Zhanybek Sagadylda uulu, Babanov’s nephew, also plays a prominent role in the management of two of the companies. Babanov, speaking by telephone from Bishkek, confirmed that Sagadylda uulu was his relative, but denied that he owned any of the companies, now or at any point in the past. “These documents were forged,” he said.

Kim was not able to be reached at any of the phone numbers he had previously provided to Hon. Sagadylda uulu, writing by email, refused to answer specific questions, but said the matter was a “typical business dispute.”

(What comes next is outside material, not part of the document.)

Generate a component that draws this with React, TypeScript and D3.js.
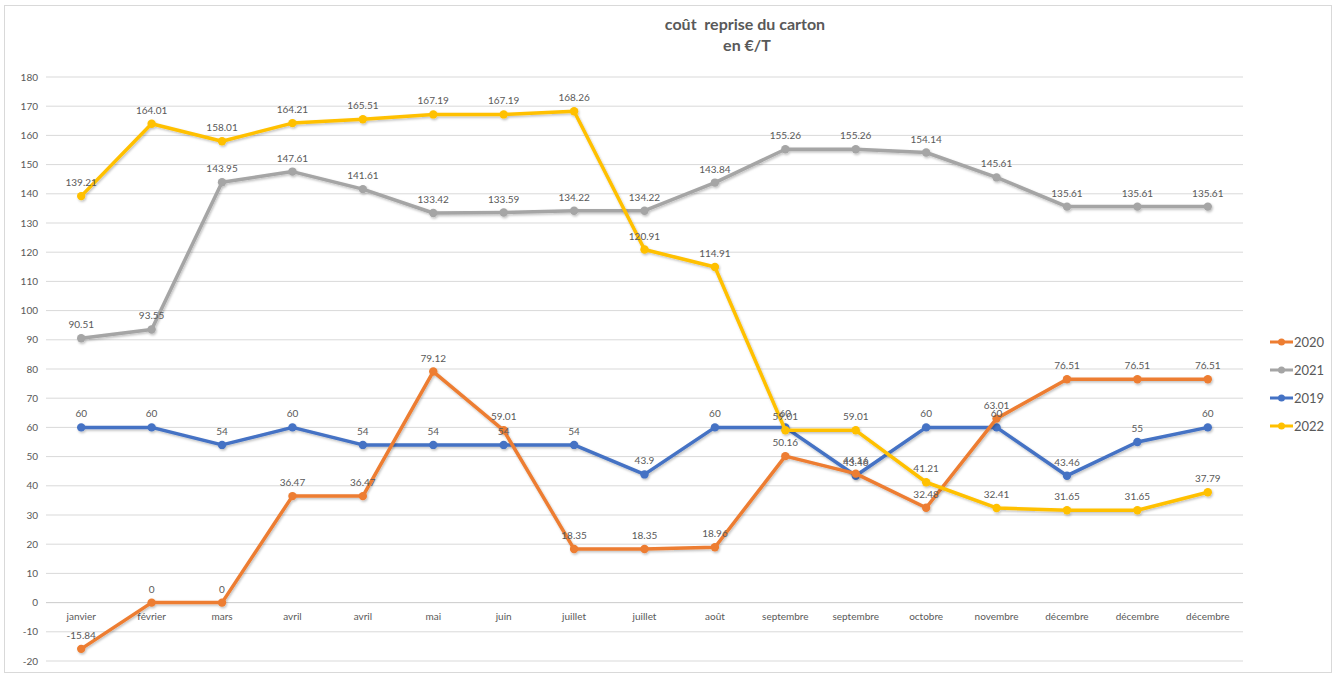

An FCPA brochure states that, “to avoid being held liable for corrupt third party payments,” U.S. companies should carry out full due diligence to make sure that, among other things, entities that they are dealing with do not have ties to the government.

A Mina Corp spokesperson said that the company does not disclose the names of the firms it does business with, “for security and commercial reasons.” Also, he said that “Mina Corp has no access to the ownership structure of its counterparts.”

The spokesperson added, however, that to the best of Mina’s knowledge when they entered the contracts, Maksim Bakiyev was not a part of the companies they did business with.

The FCPA does not apply to Mina’s dealings, he continued, because the contracts were not created “to ingratiate us with the government.”

“The FCPA does not bar doing business with foreign governments, foreign officials, or family members or agents of officials,” the spokesperson said. “It bars doing business with them corruptly.”

“We have no concerns over the FCPA,” he added.